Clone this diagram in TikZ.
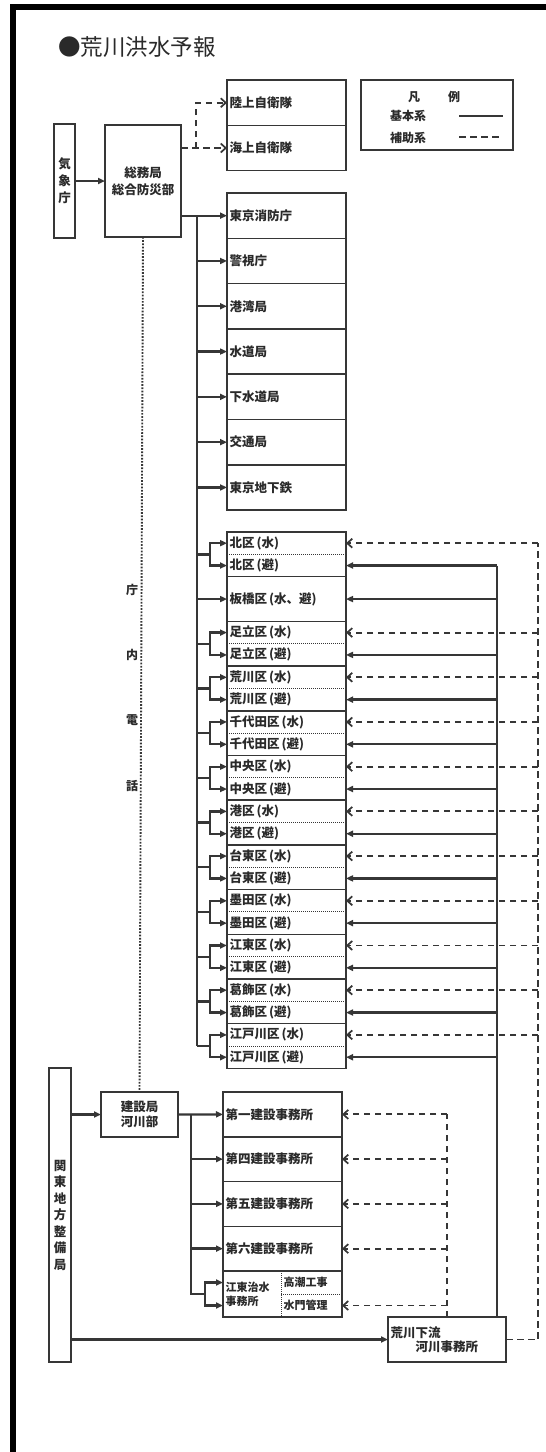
\documentclass[tikz,border=0pt]{standalone}
\usepackage{fontspec}
\setmainfont{Noto Sans CJK JP}
\usetikzlibrary{arrows.meta,calc}
\definecolor{lc}{HTML}{363636}
\definecolor{tc}{HTML}{2A2A2A}
\begin{document}
\begin{tikzpicture}[x=1pt,y=-1pt,
 bf/.style={font=\bfseries\fontsize{12.5}{15}\selectfont, text=tc},
 box/.style={draw=lc, line width=1.5pt, inner sep=0pt, outer sep=0pt, bf},
 lbox/.style={box, text width=#1, align=left, inner xsep=2.5pt},
 thickbox/.style={box, line width=2.8pt},
 whalf/.style={inner sep=0pt, inner xsep=2.5pt, outer sep=0pt, text width=114pt, align=left, minimum height=22.35pt, bf},
 cell/.style={inner sep=0pt, inner xsep=2.5pt, outer sep=0pt, align=left, font=\bfseries\fontsize{11}{14}\selectfont, text=tc, anchor=north west},
 boxline/.style={draw=lc, line width=1.5pt},
 divline/.style={draw=lc, line width=1pt, dash pattern=on 1pt off 1pt},
 sline/.style={draw=lc, line width=2.3pt},
 arr/.style={sline, -{Triangle[length=7pt,width=6pt]}},
 dline/.style={draw=lc, line width=1.9pt, dash pattern=on 6.5pt off 4.5pt},
 darr/.style={dline, -{Straight Barb[length=5pt,width=9pt,line width=1.7pt]}},
 telline/.style={draw=lc, line width=1.9pt, dash pattern=on 1.7pt off 1.5pt},
 lgtext/.style={font=\bfseries\fontsize{12}{14}\selectfont, text=tc, inner sep=0pt}
]
\useasboundingbox (0,0) rectangle (546,1452);
\fill[white] (0,0) rectangle (546,1452);
% frame
\fill[black] (10,4) rectangle (15.5,1452);
\fill[black] (10,4) rectangle (546,10);

% title
\node[anchor=west, font=\fontsize{22.5}{27}\selectfont, text=tc, inner sep=0pt] (title) at (58,47) {●荒川洪水予報};

% legend
\node[thickbox, minimum width=152pt, minimum height=70pt, anchor=north west] (legend) at (361,80) {};
\node[lgtext] (lgA) at (414,97) {凡};
\node[lgtext] (lgB) at (454,97) {例};
\node[lgtext] (lgC) at (408,116) {基本系};
\node[lgtext] (lgD) at (408,138) {補助系};
\coordinate (lgS1) at (459,116); \coordinate (lgS2) at (503,116);
\coordinate (lgD1) at (459,137); \coordinate (lgD2) at (503,137);
\draw[sline] (lgS1) -- (lgS2);
\draw[dline] (lgD1) -- (lgD2);

% top-left boxes
\node[thickbox, minimum width=21pt, minimum height=114pt, anchor=north west, align=center, font=\bfseries\fontsize{12.5}{17}\selectfont] (kisho) at (54,124) {気\\象\\庁};
\node[box, minimum width=76pt, minimum height=112pt, anchor=north west, align=center, font=\bfseries\fontsize{12.5}{17}\selectfont] (somu) at (105,125) {総務局\\総合防災部};
\draw[arr] (kisho.east) -- (somu.west);

\node[lbox=114pt, minimum height=45.5pt, anchor=north west] (rikujo) at (227,80) {陸上自衛隊};
\node[lbox=114pt, minimum height=45pt, anchor=north west] (kaijo) at (rikujo.south west) {海上自衛隊};
\coordinate (db) at (196,0);
\draw[darr] (somu.east |- kaijo.west) -- (kaijo.west);
\draw[darr] (db |- kaijo.west) |- (rikujo.west);

% Tokyo agencies
\foreach \i/\n in {1/東京消防庁,2/警視庁,3/港湾局,4/水道局,5/下水道局,6/交通局,7/東京地下鉄}{
  \pgfmathsetmacro\t{193+(\i-1)*45.3}
  \node[lbox=114pt, minimum height=45.3pt, anchor=north west] (tk\i) at (227,\t) {\n};
}
\coordinate (trunk) at (197,0);
\coordinate (fork) at (210,0);
\coordinate (rs) at (497,0);
\coordinate (ds) at (538,0);

% wards
\node[lbox=114pt, minimum height=44.7pt, anchor=north west] (w1) at (227,576.7) {板橋区\hspace{2pt}(水、避)};
\foreach \i/\n in {0/北区,2/足立区,3/荒川区,4/千代田区,5/中央区,6/港区,7/台東区,8/墨田区,9/江東区,10/葛飾区,11/江戸川区}{
  \pgfmathsetmacro\t{532+\i*44.7}
  \node[whalf, anchor=north west] (w\i a) at (227,\t) {\n\hspace{2pt}(水)};
  \node[whalf, anchor=north west] (w\i b) at (w\i a.south west) {\n\hspace{2pt}(避)};
  \draw[boxline] (w\i a.north west) rectangle (w\i b.south east);
  \draw[divline] (w\i a.south west) -- (w\i a.south east);
  \draw[sline] (trunk |- w\i a.south west) -- (fork |- w\i a.south west) coordinate (f\i);
  \draw[arr] (f\i) |- (w\i a.west);
  \draw[arr] (f\i) |- (w\i b.west);
  \draw[arr] (rs |- w\i b.east) -- (w\i b.east);
  \draw[darr] (ds |- w\i a.east) -- (w\i a.east);
}

% left trunk
\draw[arr] (somu.east |- tk1.west) -- (tk1.west);
\foreach \i in {2,...,7}{ \draw[arr] (trunk |- tk\i.west) -- (tk\i.west); }
\draw[sline] (trunk |- tk1.west) -- (trunk |- w11a.south west);
\draw[arr] (trunk |- w1.west) -- (w1.west);

% lower part
\node[thickbox, minimum width=22pt, minimum height=294pt, anchor=north west, align=center, font=\bfseries\fontsize{12.5}{16.5}\selectfont] (kanto) at (49,1068) {関\\東\\地\\方\\整\\備\\局};
\node[box, minimum width=77pt, minimum height=45pt, anchor=north west, align=center, font=\bfseries\fontsize{12.5}{15}\selectfont] (kensetsu) at (101,1092) {建設局\\河川部};
\foreach \i/\n in {1/第一建設事務所,2/第四建設事務所,3/第五建設事務所,4/第六建設事務所}{
  \pgfmathsetmacro\t{1092+(\i-1)*44.75}
  \node[lbox=114pt, minimum height=44.75pt, anchor=north west] (k\i) at (223,\t) {\n};
}
\node[cell, text width=53pt, minimum height=46pt] (kotoL) at (223,1271) {江東治水\\事務所};
\node[cell, text width=56pt, minimum height=23pt] (takashio) at (281,1271) {高潮工事};
\node[cell, text width=56pt, minimum height=23pt] (suimon) at (takashio.south west) {水門管理};
\draw[boxline] (kotoL.north west) rectangle (suimon.south east);
\draw[divline] (kotoL.north east) -- (kotoL.south east);
\draw[divline] (takashio.south west) -- (takashio.south east);

\node[lbox=113pt, minimum height=45pt, anchor=north west, font=\bfseries\fontsize{12.5}{14}\selectfont] (ara) at (388,1317) {荒川下流\\\hspace*{25pt}河川事務所};

% telephone dotted line
\draw[telline] (somu.south) -- (kensetsu.north);
\foreach \n/\y in {庁/590,内/655,電/720,話/786}{
  \node[lgtext] (tel\n) at (132,\y) {\n};
}

% construction connectors
\coordinate (ct) at (191,0);
\coordinate (cf) at (205,0);
\draw[arr] (kanto.east |- kensetsu.west) -- (kensetsu.west);
\draw[arr] (kensetsu.east) -- (k1.west);
\foreach \i in {2,3,4}{ \draw[arr] (ct |- k\i.west) -- (k\i.west); }
\draw[sline] (ct |- k1.west) -- (ct |- kotoL.west) -- (cf |- kotoL.west) coordinate (kf);
\draw[arr] (kf) |- (kotoL.west |- takashio.west);
\draw[arr] (kf) |- (kotoL.west |- suimon.west);
\draw[arr] (kanto.east |- ara.west) -- (ara.west);

% right trunks
\draw[sline] (rs |- w0b.east) -- (rs |- ara.north);
\draw[arr] (rs |- w1.east) -- (w1.east);
\draw[dline] (ara.east) -| (ds |- w0a.east);
\draw[dline] (ara.north) -- (ara.north |- k1.east);
\foreach \i in {1,2,3,4}{ \draw[darr] (ara.north |- k\i.east) -- (k\i.east); }
\draw[darr] (ara.north |- suimon.east) -- (suimon.east);
\end{tikzpicture}
\end{document}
^^^^^^^^^^^^^^^^
Extract, word for word, each line from the top of the data down to and including the line with "text=tc, inner sep=0pt]"; skip the pictures.

Clone this diagram in TikZ.
\documentclass[tikz,border=0pt]{standalone}
\usepackage{fontspec}
\setmainfont{Noto Sans CJK JP}
\usetikzlibrary{arrows.meta,calc}
\definecolor{lc}{HTML}{363636}
\definecolor{tc}{HTML}{2A2A2A}
\begin{document}
\begin{tikzpicture}[x=1pt,y=-1pt,
 bf/.style={font=\bfseries\fontsize{12.5}{15}\selectfont, text=tc},
 box/.style={draw=lc, line width=1.5pt, inner sep=0pt, outer sep=0pt, bf},
 lbox/.style={box, text width=#1, align=left, inner xsep=2.5pt},
 thickbox/.style={box, line width=2.8pt},
 whalf/.style={inner sep=0pt, inner xsep=2.5pt, outer sep=0pt, text width=114pt, align=left, minimum height=22.35pt, bf},
 cell/.style={inner sep=0pt, inner xsep=2.5pt, outer sep=0pt, align=left, font=\bfseries\fontsize{11}{14}\selectfont, text=tc, anchor=north west},
 boxline/.style={draw=lc, line width=1.5pt},
 divline/.style={draw=lc, line width=1pt, dash pattern=on 1pt off 1pt},
 sline/.style={draw=lc, line width=2.3pt},
 arr/.style={sline, -{Triangle[length=7pt,width=6pt]}},
 dline/.style={draw=lc, line width=1.9pt, dash pattern=on 6.5pt off 4.5pt},
 darr/.style={dline, -{Straight Barb[length=5pt,width=9pt,line width=1.7pt]}},
 telline/.style={draw=lc, line width=1.9pt, dash pattern=on 1.7pt off 1.5pt},
 lgtext/.style={font=\bfseries\fontsize{12}{14}\selectfont, text=tc, inner sep=0pt}
]
\useasboundingbox (0,0) rectangle (546,1452);
\fill[white] (0,0) rectangle (546,1452);
% frame
\fill[black] (10,4) rectangle (15.5,1452);
\fill[black] (10,4) rectangle (546,10);

% title
\node[anchor=west, font=\fontsize{22.5}{27}\selectfont, text=tc, inner sep=0pt] (title) at (58,47) {●荒川洪水予報};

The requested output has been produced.